***** Material *****

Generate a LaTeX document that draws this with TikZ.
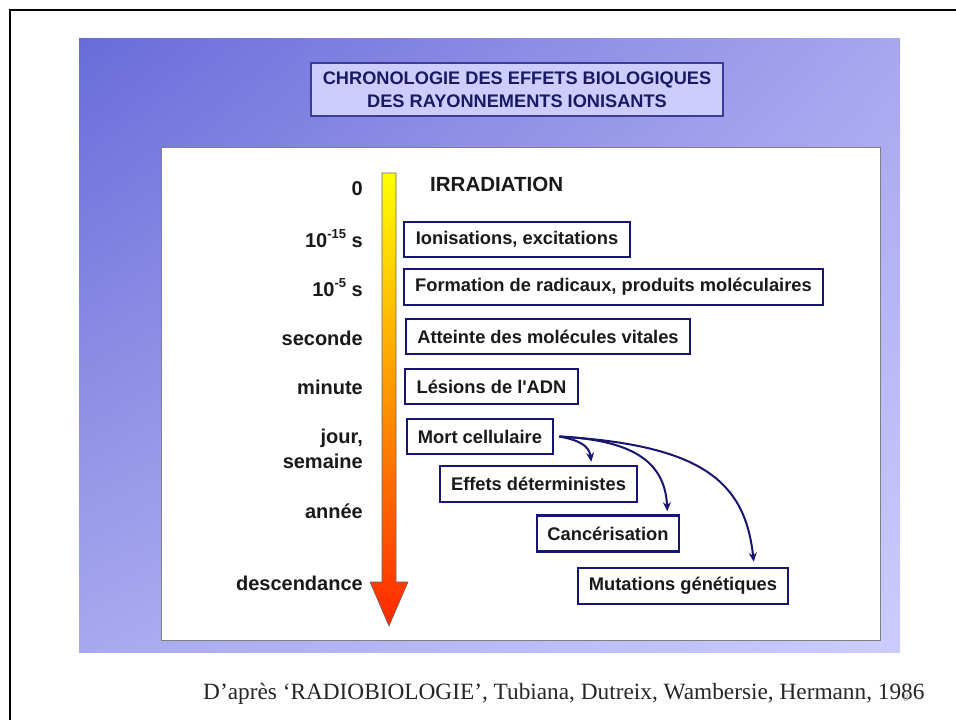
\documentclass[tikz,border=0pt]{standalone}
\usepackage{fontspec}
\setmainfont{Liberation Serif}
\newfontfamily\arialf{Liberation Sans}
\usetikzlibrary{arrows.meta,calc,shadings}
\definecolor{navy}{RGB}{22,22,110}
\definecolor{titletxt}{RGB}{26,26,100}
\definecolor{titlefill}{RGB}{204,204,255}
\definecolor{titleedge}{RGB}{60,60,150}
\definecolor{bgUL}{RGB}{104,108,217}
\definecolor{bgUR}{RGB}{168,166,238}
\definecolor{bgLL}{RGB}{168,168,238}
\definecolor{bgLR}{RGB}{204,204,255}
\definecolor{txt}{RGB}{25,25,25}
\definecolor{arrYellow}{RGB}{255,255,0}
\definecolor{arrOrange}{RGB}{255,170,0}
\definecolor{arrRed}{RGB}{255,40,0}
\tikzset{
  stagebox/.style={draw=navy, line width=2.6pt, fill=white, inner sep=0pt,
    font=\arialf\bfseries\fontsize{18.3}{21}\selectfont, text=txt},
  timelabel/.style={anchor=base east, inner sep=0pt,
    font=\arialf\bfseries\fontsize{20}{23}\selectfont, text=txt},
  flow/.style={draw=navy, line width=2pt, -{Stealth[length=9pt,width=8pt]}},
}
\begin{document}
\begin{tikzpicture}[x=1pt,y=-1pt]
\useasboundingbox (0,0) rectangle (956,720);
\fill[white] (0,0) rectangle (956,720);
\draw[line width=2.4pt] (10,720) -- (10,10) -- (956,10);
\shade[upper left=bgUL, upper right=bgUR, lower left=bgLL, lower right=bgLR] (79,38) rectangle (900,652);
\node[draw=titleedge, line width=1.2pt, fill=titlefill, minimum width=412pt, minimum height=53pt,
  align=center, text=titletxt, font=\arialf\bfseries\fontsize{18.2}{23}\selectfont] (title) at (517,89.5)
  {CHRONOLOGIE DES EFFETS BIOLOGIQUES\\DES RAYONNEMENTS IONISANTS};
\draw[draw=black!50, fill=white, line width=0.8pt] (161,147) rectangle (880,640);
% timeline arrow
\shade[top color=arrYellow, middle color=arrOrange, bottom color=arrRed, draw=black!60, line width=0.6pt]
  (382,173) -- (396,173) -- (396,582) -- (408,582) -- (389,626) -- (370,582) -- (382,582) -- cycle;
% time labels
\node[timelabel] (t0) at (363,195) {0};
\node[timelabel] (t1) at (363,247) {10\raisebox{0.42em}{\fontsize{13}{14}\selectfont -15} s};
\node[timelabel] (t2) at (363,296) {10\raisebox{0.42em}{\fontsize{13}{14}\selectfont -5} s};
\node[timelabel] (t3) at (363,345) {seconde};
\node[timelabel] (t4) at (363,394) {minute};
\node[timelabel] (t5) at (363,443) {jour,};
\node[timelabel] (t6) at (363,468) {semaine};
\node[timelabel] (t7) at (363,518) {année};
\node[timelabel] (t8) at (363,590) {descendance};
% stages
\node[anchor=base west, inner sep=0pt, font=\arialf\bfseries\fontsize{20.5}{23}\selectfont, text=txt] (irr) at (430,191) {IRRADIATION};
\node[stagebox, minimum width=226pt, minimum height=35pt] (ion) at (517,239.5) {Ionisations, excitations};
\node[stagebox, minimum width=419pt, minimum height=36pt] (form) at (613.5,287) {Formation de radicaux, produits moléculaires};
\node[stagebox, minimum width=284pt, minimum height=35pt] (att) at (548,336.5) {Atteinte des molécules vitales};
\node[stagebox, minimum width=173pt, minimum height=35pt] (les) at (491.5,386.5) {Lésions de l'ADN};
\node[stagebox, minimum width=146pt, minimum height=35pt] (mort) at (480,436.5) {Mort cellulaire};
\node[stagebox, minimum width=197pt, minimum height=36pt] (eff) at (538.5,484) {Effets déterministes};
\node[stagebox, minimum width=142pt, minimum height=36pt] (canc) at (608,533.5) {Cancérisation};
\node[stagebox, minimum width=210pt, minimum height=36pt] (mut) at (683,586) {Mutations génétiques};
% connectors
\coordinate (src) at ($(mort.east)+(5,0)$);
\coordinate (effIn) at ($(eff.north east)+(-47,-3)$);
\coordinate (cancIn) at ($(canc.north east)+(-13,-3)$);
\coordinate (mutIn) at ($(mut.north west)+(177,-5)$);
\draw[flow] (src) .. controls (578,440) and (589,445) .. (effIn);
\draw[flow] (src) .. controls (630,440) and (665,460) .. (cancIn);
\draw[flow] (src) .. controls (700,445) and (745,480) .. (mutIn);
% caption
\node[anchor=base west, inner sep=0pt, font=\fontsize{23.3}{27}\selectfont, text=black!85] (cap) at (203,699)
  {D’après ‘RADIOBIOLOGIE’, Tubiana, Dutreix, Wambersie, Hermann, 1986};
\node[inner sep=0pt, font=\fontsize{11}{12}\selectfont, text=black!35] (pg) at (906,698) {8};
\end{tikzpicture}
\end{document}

*****

= Written request =
Leaving out the pictures, repeat the data above exactly.

= Output below =
Generate a LaTeX document that draws this with TikZ.
\documentclass[tikz,border=0pt]{standalone}
\usepackage{fontspec}
\setmainfont{Liberation Serif}
\newfontfamily\arialf{Liberation Sans}
\usetikzlibrary{arrows.meta,calc,shadings}
\definecolor{navy}{RGB}{22,22,110}
\definecolor{titletxt}{RGB}{26,26,100}
\definecolor{titlefill}{RGB}{204,204,255}
\definecolor{titleedge}{RGB}{60,60,150}
\definecolor{bgUL}{RGB}{104,108,217}
\definecolor{bgUR}{RGB}{168,166,238}
\definecolor{bgLL}{RGB}{168,168,238}
\definecolor{bgLR}{RGB}{204,204,255}
\definecolor{txt}{RGB}{25,25,25}
\definecolor{arrYellow}{RGB}{255,255,0}
\definecolor{arrOrange}{RGB}{255,170,0}
\definecolor{arrRed}{RGB}{255,40,0}
\tikzset{
  stagebox/.style={draw=navy, line width=2.6pt, fill=white, inner sep=0pt,
    font=\arialf\bfseries\fontsize{18.3}{21}\selectfont, text=txt},
  timelabel/.style={anchor=base east, inner sep=0pt,
    font=\arialf\bfseries\fontsize{20}{23}\selectfont, text=txt},
  flow/.style={draw=navy, line width=2pt, -{Stealth[length=9pt,width=8pt]}},
}
\begin{document}
\begin{tikzpicture}[x=1pt,y=-1pt]
\useasboundingbox (0,0) rectangle (956,720);
\fill[white] (0,0) rectangle (956,720);
\draw[line width=2.4pt] (10,720) -- (10,10) -- (956,10);
\shade[upper left=bgUL, upper right=bgUR, lower left=bgLL, lower right=bgLR] (79,38) rectangle (900,652);
\node[draw=titleedge, line width=1.2pt, fill=titlefill, minimum width=412pt, minimum height=53pt,
  align=center, text=titletxt, font=\arialf\bfseries\fontsize{18.2}{23}\selectfont] (title) at (517,89.5)
  {CHRONOLOGIE DES EFFETS BIOLOGIQUES\\DES RAYONNEMENTS IONISANTS};
\draw[draw=black!50, fill=white, line width=0.8pt] (161,147) rectangle (880,640);
% timeline arrow
\shade[top color=arrYellow, middle color=arrOrange, bottom color=arrRed, draw=black!60, line width=0.6pt]
  (382,173) -- (396,173) -- (396,582) -- (408,582) -- (389,626) -- (370,582) -- (382,582) -- cycle;
% time labels
\node[timelabel] (t0) at (363,195) {0};
\node[timelabel] (t1) at (363,247) {10\raisebox{0.42em}{\fontsize{13}{14}\selectfont -15} s};
\node[timelabel] (t2) at (363,296) {10\raisebox{0.42em}{\fontsize{13}{14}\selectfont -5} s};
\node[timelabel] (t3) at (363,345) {seconde};
\node[timelabel] (t4) at (363,394) {minute};
\node[timelabel] (t5) at (363,443) {jour,};
\node[timelabel] (t6) at (363,468) {semaine};
\node[timelabel] (t7) at (363,518) {année};
\node[timelabel] (t8) at (363,590) {descendance};
% stages
\node[anchor=base west, inner sep=0pt, font=\arialf\bfseries\fontsize{20.5}{23}\selectfont, text=txt] (irr) at (430,191) {IRRADIATION};
\node[stagebox, minimum width=226pt, minimum height=35pt] (ion) at (517,239.5) {Ionisations, excitations};
\node[stagebox, minimum width=419pt, minimum height=36pt] (form) at (613.5,287) {Formation de radicaux, produits moléculaires};
\node[stagebox, minimum width=284pt, minimum height=35pt] (att) at (548,336.5) {Atteinte des molécules vitales};
\node[stagebox, minimum width=173pt, minimum height=35pt] (les) at (491.5,386.5) {Lésions de l'ADN};
\node[stagebox, minimum width=146pt, minimum height=35pt] (mort) at (480,436.5) {Mort cellulaire};
\node[stagebox, minimum width=197pt, minimum height=36pt] (eff) at (538.5,484) {Effets déterministes};
\node[stagebox, minimum width=142pt, minimum height=36pt] (canc) at (608,533.5) {Cancérisation};
\node[stagebox, minimum width=210pt, minimum height=36pt] (mut) at (683,586) {Mutations génétiques};
% connectors
\coordinate (src) at ($(mort.east)+(5,0)$);
\coordinate (effIn) at ($(eff.north east)+(-47,-3)$);
\coordinate (cancIn) at ($(canc.north east)+(-13,-3)$);
\coordinate (mutIn) at ($(mut.north west)+(177,-5)$);
\draw[flow] (src) .. controls (578,440) and (589,445) .. (effIn);
\draw[flow] (src) .. controls (630,440) and (665,460) .. (cancIn);
\draw[flow] (src) .. controls (700,445) and (745,480) .. (mutIn);
% caption
\node[anchor=base west, inner sep=0pt, font=\fontsize{23.3}{27}\selectfont, text=black!85] (cap) at (203,699)
  {D’après ‘RADIOBIOLOGIE’, Tubiana, Dutreix, Wambersie, Hermann, 1986};
\node[inner sep=0pt, font=\fontsize{11}{12}\selectfont, text=black!35] (pg) at (906,698) {8};
\end{tikzpicture}
\end{document}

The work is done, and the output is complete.